The quest to create virtual assistants that can understand and anticipate human behaviour and needs is one of the current lodestars of artificial intelligence research, but is challenged by the diversity and limitations of available datasets, as well as the expense and complexity involved in generating new proprietary ones.
Researchers at Stanford University decided to approach the problem by using descriptions of everyday human activities found in online fiction, namely 600,000 stories from 500,000 writers at online writing community WattPad – input totalling 1.8 billion words – to inform a new knowledge base called Augur, designed to power vector machines in making predictions about what an individual user might be about to do, or want to do next.
As the researchers’ new paper notes, ‘While we tend to think about stories in terms of the dramatic and unusual events that shape their plots, stories are also filled with prosaic information about how we navigate and react to our everyday surroundings. Over many millions of words, these mundane patterns are far more common than their dramatic counterparts. Characters in modern fiction turn on the lights after entering rooms; they react to compliments by blushing; they do not answer their phones when they are in meetings.’
Fiction’s vast repository of human observance is a ripe source of far more mundane knowledge about ourselves and how we conduct our lives than might be indicated by the key events likely to stick in our minds; for every mad captain running his ship against a whale in revenge, there are hundreds of meals, cups of coffee, moments of boredom, instances of purchasing items and straightforward domestic tasks such as sleeping, waking, washing and cooking.

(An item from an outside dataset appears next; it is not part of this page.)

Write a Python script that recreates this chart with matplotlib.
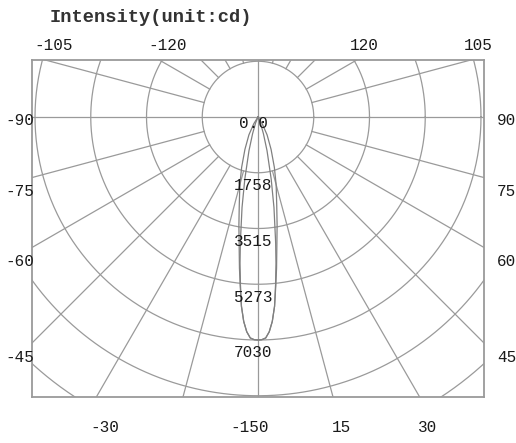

Nonetheless using dramatic stories to teach AIs about human lives can introduce often-comical errors into a machine-based prediction system. The researchers found that an Augur-based prediction system is most likely, when identifying a cat, to predict that the next thing it will do is hiss. The paper suggests that crowdsourcing or similar user-feedback systems would likely be necessary to amend some of the more dramatic associations that certain objects or situations might inspire. As the authors note, ‘If fiction were truly representative of our lives, we might be constantly drawing swords and kissing in the rain.’
The system’s current success rate stands at 71% for unsupervised prediction of what a user will do next, and 96% for recall, or identification of human events. Augur was field-tested in a proof-of-concept Google Glass application called Soundtrack For Life, which selects and plays music based on the user’s current activity.
Functionality as apparently simple as choosing Stravinsky for cooking and something more energetic for intellectual activity requires a significant ability for the AI to put scenes and objects into an appropriate context; if a user is sitting down at what appears to be a restaurant opposite someone who appears to be eating, are they necessarily eating anything themselves? In this sense the AI may need to learn that to be ‘at lunch’ and to be eating are associated but not inevitably synonymous, since many prompts in life appear without necessarily getting answered – or getting answered as expected.
Facebook, one of the leading research entities into AI, recently released 1.6gb of children’s stories to the research community with a similar view towards deriving real-life insights from ‘false’ accounts, while Google’s DeepMind unit is developing similar approaches to teach its artificial intelligence (AI) computing systems to read. Indian researchers are likewise teaching neural networks to understand events during sporting activity by having them analyse text versions of real-time sports commentaries.